How important are university resources, really?
They are your single most important free asset. Your International Student Office (ISO) is your legal lifeline for maintaining status and applying for OPT/STEM OPT correctly. Mistakes here can be irreversible. Your Career Center is your bridge to the professional world, helping you craft a U.S.-style resume and practice interviews. Not using them is like trying to fix a car without the manual.

Does working in a “high-demand” field like tech guarantee a visa?
No, it only increases your odds. While more employers in fields like tech are familiar with sponsorship, you still face the same fundamental hurdles: you need an employer willing to go through the process, and you must win the H-1B lottery. High demand means more job opportunities, not more visa guarantees.
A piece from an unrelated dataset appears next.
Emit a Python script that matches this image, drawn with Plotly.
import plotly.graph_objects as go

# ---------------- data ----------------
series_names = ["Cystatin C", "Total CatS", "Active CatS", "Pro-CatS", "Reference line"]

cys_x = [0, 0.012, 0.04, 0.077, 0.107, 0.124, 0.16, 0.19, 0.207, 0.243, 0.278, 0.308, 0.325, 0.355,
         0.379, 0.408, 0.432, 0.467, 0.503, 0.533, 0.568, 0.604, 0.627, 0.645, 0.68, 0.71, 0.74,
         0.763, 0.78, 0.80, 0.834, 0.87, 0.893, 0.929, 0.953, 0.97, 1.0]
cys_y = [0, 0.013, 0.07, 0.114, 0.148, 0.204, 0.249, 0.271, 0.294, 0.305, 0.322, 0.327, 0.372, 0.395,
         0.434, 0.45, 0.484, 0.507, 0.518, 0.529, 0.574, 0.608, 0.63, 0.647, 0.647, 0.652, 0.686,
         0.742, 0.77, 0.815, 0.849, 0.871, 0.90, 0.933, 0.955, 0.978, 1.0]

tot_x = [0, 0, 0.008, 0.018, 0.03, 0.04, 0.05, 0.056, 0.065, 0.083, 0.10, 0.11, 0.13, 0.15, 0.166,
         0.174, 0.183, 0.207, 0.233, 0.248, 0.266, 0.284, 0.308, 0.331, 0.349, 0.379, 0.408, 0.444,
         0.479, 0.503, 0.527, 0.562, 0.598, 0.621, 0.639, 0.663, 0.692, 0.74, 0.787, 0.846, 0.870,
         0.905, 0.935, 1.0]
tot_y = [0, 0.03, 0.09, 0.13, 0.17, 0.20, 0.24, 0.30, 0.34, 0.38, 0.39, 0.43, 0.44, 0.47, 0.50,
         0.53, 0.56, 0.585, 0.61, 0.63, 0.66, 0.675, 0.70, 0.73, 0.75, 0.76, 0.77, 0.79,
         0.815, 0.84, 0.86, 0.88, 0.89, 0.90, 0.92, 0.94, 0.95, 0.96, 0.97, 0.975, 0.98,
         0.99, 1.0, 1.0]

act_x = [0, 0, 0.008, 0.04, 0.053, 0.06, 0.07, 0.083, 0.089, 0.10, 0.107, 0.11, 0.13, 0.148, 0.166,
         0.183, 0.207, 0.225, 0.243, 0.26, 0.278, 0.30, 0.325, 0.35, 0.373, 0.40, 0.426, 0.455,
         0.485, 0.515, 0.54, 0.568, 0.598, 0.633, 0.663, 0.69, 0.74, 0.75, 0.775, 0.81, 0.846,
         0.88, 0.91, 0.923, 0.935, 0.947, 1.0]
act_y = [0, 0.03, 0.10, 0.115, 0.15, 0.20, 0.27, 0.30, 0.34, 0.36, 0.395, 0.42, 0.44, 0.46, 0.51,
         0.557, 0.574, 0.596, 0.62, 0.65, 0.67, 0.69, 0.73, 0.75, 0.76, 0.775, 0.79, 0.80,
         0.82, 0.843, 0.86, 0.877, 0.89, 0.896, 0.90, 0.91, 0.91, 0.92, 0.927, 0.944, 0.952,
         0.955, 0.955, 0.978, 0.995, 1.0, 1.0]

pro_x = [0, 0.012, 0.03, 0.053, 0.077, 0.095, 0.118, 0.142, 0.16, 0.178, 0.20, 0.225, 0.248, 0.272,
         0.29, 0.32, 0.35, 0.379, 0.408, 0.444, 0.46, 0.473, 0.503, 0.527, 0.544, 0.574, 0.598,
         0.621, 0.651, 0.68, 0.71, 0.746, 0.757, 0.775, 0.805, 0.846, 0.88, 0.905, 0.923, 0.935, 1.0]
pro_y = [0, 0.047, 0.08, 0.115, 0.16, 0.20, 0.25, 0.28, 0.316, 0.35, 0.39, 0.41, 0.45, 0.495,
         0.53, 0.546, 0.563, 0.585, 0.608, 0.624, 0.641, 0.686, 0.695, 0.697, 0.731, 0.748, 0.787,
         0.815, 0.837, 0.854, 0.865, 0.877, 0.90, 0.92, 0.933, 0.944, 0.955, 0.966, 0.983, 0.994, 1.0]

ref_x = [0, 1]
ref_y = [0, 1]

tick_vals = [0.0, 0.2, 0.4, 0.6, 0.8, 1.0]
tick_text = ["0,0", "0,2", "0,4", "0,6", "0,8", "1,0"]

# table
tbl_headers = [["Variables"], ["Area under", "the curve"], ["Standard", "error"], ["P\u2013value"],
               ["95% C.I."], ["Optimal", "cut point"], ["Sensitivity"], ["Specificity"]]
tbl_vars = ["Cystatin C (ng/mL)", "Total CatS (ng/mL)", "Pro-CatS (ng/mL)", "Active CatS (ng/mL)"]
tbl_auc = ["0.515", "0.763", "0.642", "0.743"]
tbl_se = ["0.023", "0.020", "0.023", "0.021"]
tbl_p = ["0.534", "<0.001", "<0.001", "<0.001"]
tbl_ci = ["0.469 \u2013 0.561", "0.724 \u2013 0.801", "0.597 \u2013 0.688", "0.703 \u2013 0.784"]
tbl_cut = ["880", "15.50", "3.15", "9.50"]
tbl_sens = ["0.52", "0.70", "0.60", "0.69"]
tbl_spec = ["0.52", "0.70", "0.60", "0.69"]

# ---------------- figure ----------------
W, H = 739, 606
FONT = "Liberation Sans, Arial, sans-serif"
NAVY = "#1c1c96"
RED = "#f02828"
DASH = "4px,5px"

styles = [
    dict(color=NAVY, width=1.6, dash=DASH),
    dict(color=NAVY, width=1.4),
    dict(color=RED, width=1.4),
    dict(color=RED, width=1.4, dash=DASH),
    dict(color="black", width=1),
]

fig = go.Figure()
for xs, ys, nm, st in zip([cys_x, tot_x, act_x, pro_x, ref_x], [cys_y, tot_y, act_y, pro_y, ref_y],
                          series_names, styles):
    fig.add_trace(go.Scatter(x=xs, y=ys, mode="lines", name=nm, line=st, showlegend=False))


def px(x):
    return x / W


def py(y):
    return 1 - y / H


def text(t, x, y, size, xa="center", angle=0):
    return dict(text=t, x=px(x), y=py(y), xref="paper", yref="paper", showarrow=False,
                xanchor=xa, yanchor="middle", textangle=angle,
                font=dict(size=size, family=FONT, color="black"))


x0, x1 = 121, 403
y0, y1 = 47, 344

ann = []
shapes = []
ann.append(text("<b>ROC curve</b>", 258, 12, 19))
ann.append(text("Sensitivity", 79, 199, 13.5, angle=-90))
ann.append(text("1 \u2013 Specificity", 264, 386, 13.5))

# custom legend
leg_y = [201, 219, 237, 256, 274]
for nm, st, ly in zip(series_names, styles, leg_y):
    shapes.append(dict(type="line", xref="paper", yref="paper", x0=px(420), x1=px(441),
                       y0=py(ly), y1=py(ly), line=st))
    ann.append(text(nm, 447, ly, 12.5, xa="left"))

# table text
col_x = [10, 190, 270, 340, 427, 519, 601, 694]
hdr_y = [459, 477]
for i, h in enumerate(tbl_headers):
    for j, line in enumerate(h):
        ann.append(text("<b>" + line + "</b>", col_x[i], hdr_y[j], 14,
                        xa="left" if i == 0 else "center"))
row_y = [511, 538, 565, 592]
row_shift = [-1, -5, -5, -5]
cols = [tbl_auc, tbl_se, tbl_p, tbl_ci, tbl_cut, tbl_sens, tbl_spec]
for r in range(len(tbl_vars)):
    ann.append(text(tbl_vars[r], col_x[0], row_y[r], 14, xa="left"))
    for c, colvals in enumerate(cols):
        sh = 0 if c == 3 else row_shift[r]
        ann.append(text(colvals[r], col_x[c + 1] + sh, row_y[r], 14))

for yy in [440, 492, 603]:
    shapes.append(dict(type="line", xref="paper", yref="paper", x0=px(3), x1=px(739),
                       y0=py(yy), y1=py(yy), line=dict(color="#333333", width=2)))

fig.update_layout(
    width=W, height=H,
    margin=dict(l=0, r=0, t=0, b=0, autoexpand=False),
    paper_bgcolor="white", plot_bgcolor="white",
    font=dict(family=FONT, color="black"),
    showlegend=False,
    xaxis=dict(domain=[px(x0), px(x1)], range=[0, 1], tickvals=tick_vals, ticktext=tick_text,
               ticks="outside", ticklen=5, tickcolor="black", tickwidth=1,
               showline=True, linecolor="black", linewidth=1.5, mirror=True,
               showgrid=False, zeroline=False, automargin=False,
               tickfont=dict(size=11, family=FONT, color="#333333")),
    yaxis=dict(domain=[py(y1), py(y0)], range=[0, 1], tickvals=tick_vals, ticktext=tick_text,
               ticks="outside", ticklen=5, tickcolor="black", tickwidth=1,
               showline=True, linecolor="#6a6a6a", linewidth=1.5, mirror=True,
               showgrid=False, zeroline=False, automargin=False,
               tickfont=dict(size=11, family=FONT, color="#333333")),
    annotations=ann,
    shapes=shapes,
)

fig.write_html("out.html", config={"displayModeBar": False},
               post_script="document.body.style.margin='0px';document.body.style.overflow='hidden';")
Your task is to be the standout candidate they’re willing to fight for.

What is the biggest misconception about going from student to resident?
The biggest misconception is that it’s a linear, automatic progression: Study → Graduate → Get Job → Get Green Card. The reality is it’s a fragile chain of transitions where each link depends on specific timing, employer willingness, and often, plain luck (like the lottery). Success requires having multiple plans (Plan A, B, and C) and being prepared to adapt at every stage.

When should I seriously consider hiring an immigration lawyer?
Consider a consultation at two key points:

  1. During your final year of study, to map out a 3–5 year strategy tailored to your field and profile.
  2. Before applying for a visa beyond OPT, especially for an O-1, NIW, or EB-1 petition. A good lawyer doesn’t just fill out forms; they help you build and present a winning case from your portfolio of achievements. Think of it as a strategic investment in your life here.